WHAT TO WORK ON: Using the listing below, report all lines holding the word "that".

Plotting code records

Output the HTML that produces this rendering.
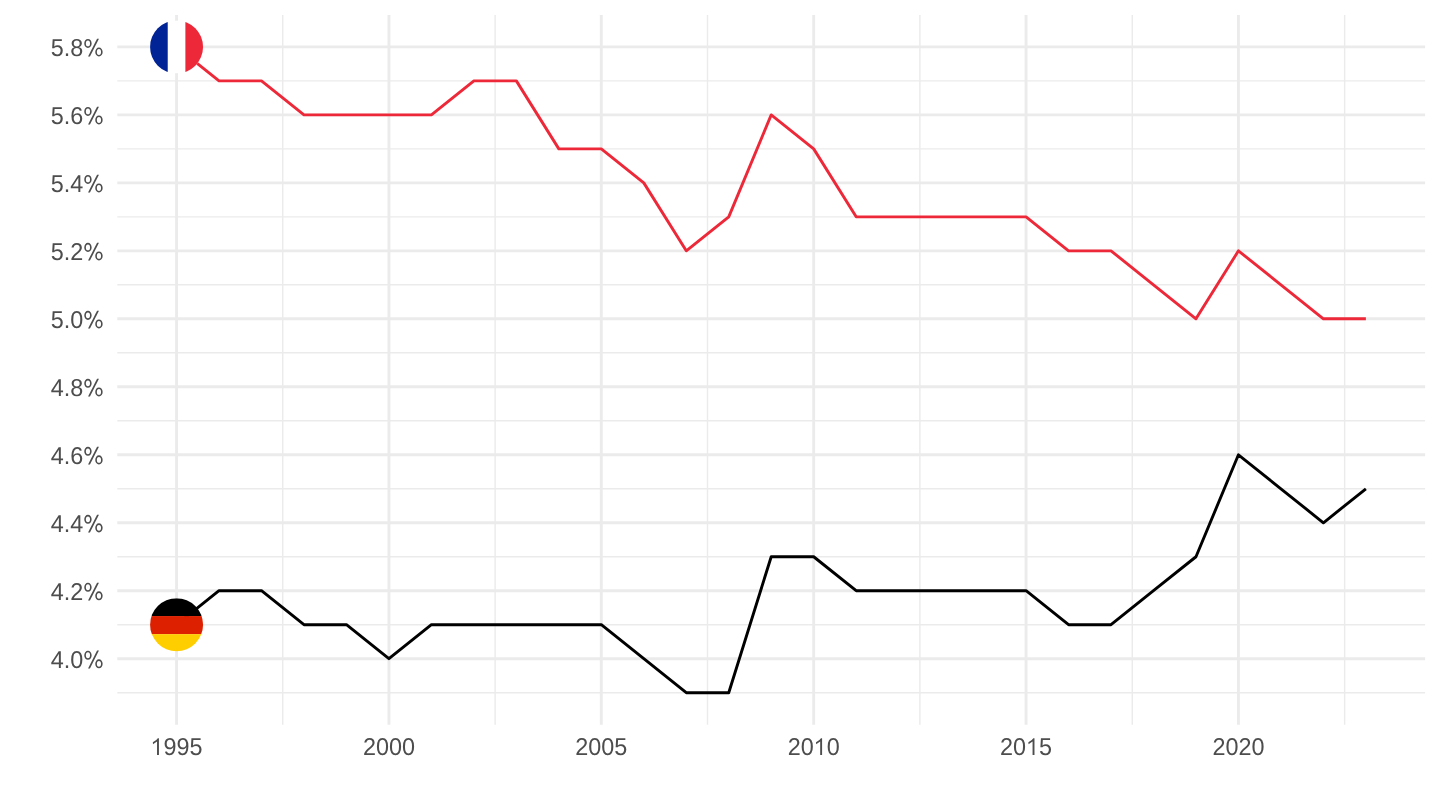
<!DOCTYPE html><html><head><meta charset="utf-8"><style>html,body{margin:0;padding:0;background:#fff}svg{display:block}text{text-rendering:geometricPrecision;font-family:"Liberation Sans",sans-serif;font-size:23.4px;fill:#4d4d4d}</style></head><body><div style="will-change:transform;transform:translateZ(0);width:1440px;height:810px">
<svg width="1440" height="810" viewBox="0 0 1440 810">
<rect width="1440" height="810" fill="#fff"/>
<g stroke="#ebebeb" stroke-width="1.45" fill="none">
<path d="M117.30 692.71H1425.10"/>
<path d="M117.30 624.73H1425.10"/>
<path d="M117.30 556.75H1425.10"/>
<path d="M117.30 488.77H1425.10"/>
<path d="M117.30 420.79H1425.10"/>
<path d="M117.30 352.81H1425.10"/>
<path d="M117.30 284.83H1425.10"/>
<path d="M117.30 216.85H1425.10"/>
<path d="M117.30 148.87H1425.10"/>
<path d="M117.30 80.89H1425.10"/>
<path d="M282.74 15.00V724.80"/>
<path d="M495.12 15.00V724.80"/>
<path d="M707.50 15.00V724.80"/>
<path d="M919.88 15.00V724.80"/>
<path d="M1132.26 15.00V724.80"/>
<path d="M1344.64 15.00V724.80"/>
</g>
<g stroke="#ebebeb" stroke-width="2.9" fill="none">
<path d="M117.30 658.72H1425.10"/>
<path d="M117.30 590.74H1425.10"/>
<path d="M117.30 522.76H1425.10"/>
<path d="M117.30 454.78H1425.10"/>
<path d="M117.30 386.80H1425.10"/>
<path d="M117.30 318.82H1425.10"/>
<path d="M117.30 250.84H1425.10"/>
<path d="M117.30 182.86H1425.10"/>
<path d="M117.30 114.88H1425.10"/>
<path d="M117.30 46.90H1425.10"/>
<path d="M176.55 15.00V724.80"/>
<path d="M388.93 15.00V724.80"/>
<path d="M601.31 15.00V724.80"/>
<path d="M813.69 15.00V724.80"/>
<path d="M1026.07 15.00V724.80"/>
<path d="M1238.45 15.00V724.80"/>
</g>
<polyline points="176.55,46.90 219.03,80.89 261.50,80.89 303.98,114.88 346.45,114.88 388.93,114.88 431.41,114.88 473.88,80.89 516.36,80.89 558.83,148.87 601.31,148.87 643.79,182.86 686.26,250.84 728.74,216.85 771.21,114.88 813.69,148.87 856.17,216.85 898.64,216.85 941.12,216.85 983.59,216.85 1026.07,216.85 1068.55,250.84 1111.02,250.84 1153.50,284.83 1195.97,318.82 1238.45,250.84 1280.93,284.83 1323.40,318.82 1365.88,318.82" fill="none" stroke="#ED2939" stroke-width="2.9" stroke-linejoin="round" stroke-linecap="butt"/>
<polyline points="176.55,624.73 219.03,590.74 261.50,590.74 303.98,624.73 346.45,624.73 388.93,658.72 431.41,624.73 473.88,624.73 516.36,624.73 558.83,624.73 601.31,624.73 643.79,658.72 686.26,692.71 728.74,692.71 771.21,556.75 813.69,556.75 856.17,590.74 898.64,590.74 941.12,590.74 983.59,590.74 1026.07,590.74 1068.55,624.73 1111.02,624.73 1153.50,590.74 1195.97,556.75 1238.45,454.78 1280.93,488.77 1323.40,522.76 1365.88,488.77" fill="none" stroke="#000000" stroke-width="2.9" stroke-linejoin="round" stroke-linecap="butt"/>
<clipPath id="cf"><circle cx="176.55" cy="46.90" r="26.5"/></clipPath>
<g clip-path="url(#cf)"><rect x="150.05" y="20.40" width="53.00" height="53.00" fill="#fff"/><rect x="150.05" y="20.40" width="17.67" height="53.00" fill="#002395"/><rect x="185.38" y="20.40" width="17.67" height="53.00" fill="#ED2939"/></g>
<clipPath id="cd"><circle cx="176.55" cy="624.73" r="26.5"/></clipPath>
<g clip-path="url(#cd)"><rect x="150.05" y="598.23" width="53.00" height="17.87" fill="#000"/><rect x="150.05" y="616.05" width="53.00" height="18.17" fill="#DD2000"/><rect x="150.05" y="634.16" width="53.00" height="17.67" fill="#FFCE00"/></g>
<g>
<text transform="translate(83.25 668.02) scale(1 1.04)" text-anchor="end">4.0</text>
<g transform="translate(83.25 668.02)"><g fill="none" stroke="#4d4d4d" stroke-width="1.6"><ellipse cx="4.7" cy="-12.75" rx="2.9" ry="3.72"/><ellipse cx="15.7" cy="-4.2" rx="2.9" ry="3.72"/></g><path d="M13.8 -17.4H15.7L6.7 0.4H4.8Z" fill="#4d4d4d"/></g>
<text transform="translate(83.25 600.04) scale(1 1.04)" text-anchor="end">4.2</text>
<g transform="translate(83.25 600.04)"><g fill="none" stroke="#4d4d4d" stroke-width="1.6"><ellipse cx="4.7" cy="-12.75" rx="2.9" ry="3.72"/><ellipse cx="15.7" cy="-4.2" rx="2.9" ry="3.72"/></g><path d="M13.8 -17.4H15.7L6.7 0.4H4.8Z" fill="#4d4d4d"/></g>
<text transform="translate(83.25 532.06) scale(1 1.04)" text-anchor="end">4.4</text>
<g transform="translate(83.25 532.06)"><g fill="none" stroke="#4d4d4d" stroke-width="1.6"><ellipse cx="4.7" cy="-12.75" rx="2.9" ry="3.72"/><ellipse cx="15.7" cy="-4.2" rx="2.9" ry="3.72"/></g><path d="M13.8 -17.4H15.7L6.7 0.4H4.8Z" fill="#4d4d4d"/></g>
<text transform="translate(83.25 464.08) scale(1 1.04)" text-anchor="end">4.6</text>
<g transform="translate(83.25 464.08)"><g fill="none" stroke="#4d4d4d" stroke-width="1.6"><ellipse cx="4.7" cy="-12.75" rx="2.9" ry="3.72"/><ellipse cx="15.7" cy="-4.2" rx="2.9" ry="3.72"/></g><path d="M13.8 -17.4H15.7L6.7 0.4H4.8Z" fill="#4d4d4d"/></g>
<text transform="translate(83.25 396.10) scale(1 1.04)" text-anchor="end">4.8</text>
<g transform="translate(83.25 396.10)"><g fill="none" stroke="#4d4d4d" stroke-width="1.6"><ellipse cx="4.7" cy="-12.75" rx="2.9" ry="3.72"/><ellipse cx="15.7" cy="-4.2" rx="2.9" ry="3.72"/></g><path d="M13.8 -17.4H15.7L6.7 0.4H4.8Z" fill="#4d4d4d"/></g>
<text transform="translate(83.25 328.12) scale(1 1.04)" text-anchor="end">5.0</text>
<g transform="translate(83.25 328.12)"><g fill="none" stroke="#4d4d4d" stroke-width="1.6"><ellipse cx="4.7" cy="-12.75" rx="2.9" ry="3.72"/><ellipse cx="15.7" cy="-4.2" rx="2.9" ry="3.72"/></g><path d="M13.8 -17.4H15.7L6.7 0.4H4.8Z" fill="#4d4d4d"/></g>
<text transform="translate(83.25 260.14) scale(1 1.04)" text-anchor="end">5.2</text>
<g transform="translate(83.25 260.14)"><g fill="none" stroke="#4d4d4d" stroke-width="1.6"><ellipse cx="4.7" cy="-12.75" rx="2.9" ry="3.72"/><ellipse cx="15.7" cy="-4.2" rx="2.9" ry="3.72"/></g><path d="M13.8 -17.4H15.7L6.7 0.4H4.8Z" fill="#4d4d4d"/></g>
<text transform="translate(83.25 192.16) scale(1 1.04)" text-anchor="end">5.4</text>
<g transform="translate(83.25 192.16)"><g fill="none" stroke="#4d4d4d" stroke-width="1.6"><ellipse cx="4.7" cy="-12.75" rx="2.9" ry="3.72"/><ellipse cx="15.7" cy="-4.2" rx="2.9" ry="3.72"/></g><path d="M13.8 -17.4H15.7L6.7 0.4H4.8Z" fill="#4d4d4d"/></g>
<text transform="translate(83.25 124.18) scale(1 1.04)" text-anchor="end">5.6</text>
<g transform="translate(83.25 124.18)"><g fill="none" stroke="#4d4d4d" stroke-width="1.6"><ellipse cx="4.7" cy="-12.75" rx="2.9" ry="3.72"/><ellipse cx="15.7" cy="-4.2" rx="2.9" ry="3.72"/></g><path d="M13.8 -17.4H15.7L6.7 0.4H4.8Z" fill="#4d4d4d"/></g>
<text transform="translate(83.25 56.20) scale(1 1.04)" text-anchor="end">5.8</text>
<g transform="translate(83.25 56.20)"><g fill="none" stroke="#4d4d4d" stroke-width="1.6"><ellipse cx="4.7" cy="-12.75" rx="2.9" ry="3.72"/><ellipse cx="15.7" cy="-4.2" rx="2.9" ry="3.72"/></g><path d="M13.8 -17.4H15.7L6.7 0.4H4.8Z" fill="#4d4d4d"/></g>
<g transform="translate(150.53 754.90)"><path d="M8.4 0H6.5V-13.3Q4.8 -11.9 2.5 -10.7L2.3 -12.6Q5.8 -14.2 7.3 -16.6H8.4Z" fill="#4d4d4d"/></g>
<text transform="translate(163.54 754.90) scale(1 1.04)">9</text>
<text transform="translate(176.55 754.90) scale(1 1.04)">9</text>
<text transform="translate(189.56 754.90) scale(1 1.04)">5</text>
<text transform="translate(362.91 754.90) scale(1 1.04)">2</text>
<text transform="translate(375.92 754.90) scale(1 1.04)">0</text>
<text transform="translate(388.93 754.90) scale(1 1.04)">0</text>
<text transform="translate(401.94 754.90) scale(1 1.04)">0</text>
<text transform="translate(575.29 754.90) scale(1 1.04)">2</text>
<text transform="translate(588.30 754.90) scale(1 1.04)">0</text>
<text transform="translate(601.31 754.90) scale(1 1.04)">0</text>
<text transform="translate(614.32 754.90) scale(1 1.04)">5</text>
<text transform="translate(787.67 754.90) scale(1 1.04)">2</text>
<text transform="translate(800.68 754.90) scale(1 1.04)">0</text>
<g transform="translate(813.69 754.90)"><path d="M8.4 0H6.5V-13.3Q4.8 -11.9 2.5 -10.7L2.3 -12.6Q5.8 -14.2 7.3 -16.6H8.4Z" fill="#4d4d4d"/></g>
<text transform="translate(826.70 754.90) scale(1 1.04)">0</text>
<text transform="translate(1000.05 754.90) scale(1 1.04)">2</text>
<text transform="translate(1013.06 754.90) scale(1 1.04)">0</text>
<g transform="translate(1026.07 754.90)"><path d="M8.4 0H6.5V-13.3Q4.8 -11.9 2.5 -10.7L2.3 -12.6Q5.8 -14.2 7.3 -16.6H8.4Z" fill="#4d4d4d"/></g>
<text transform="translate(1039.08 754.90) scale(1 1.04)">5</text>
<text transform="translate(1212.43 754.90) scale(1 1.04)">2</text>
<text transform="translate(1225.44 754.90) scale(1 1.04)">0</text>
<text transform="translate(1238.45 754.90) scale(1 1.04)">2</text>
<text transform="translate(1251.46 754.90) scale(1 1.04)">0</text>
</g>
</svg></div></body></html>
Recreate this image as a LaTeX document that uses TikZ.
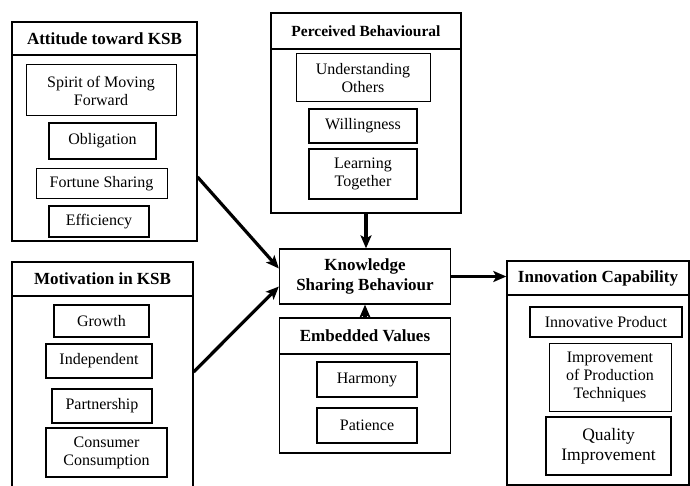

ANSWER IN FULL:
Output the HTML that produces this rendering.
Recreate this image as a LaTeX document that uses TikZ.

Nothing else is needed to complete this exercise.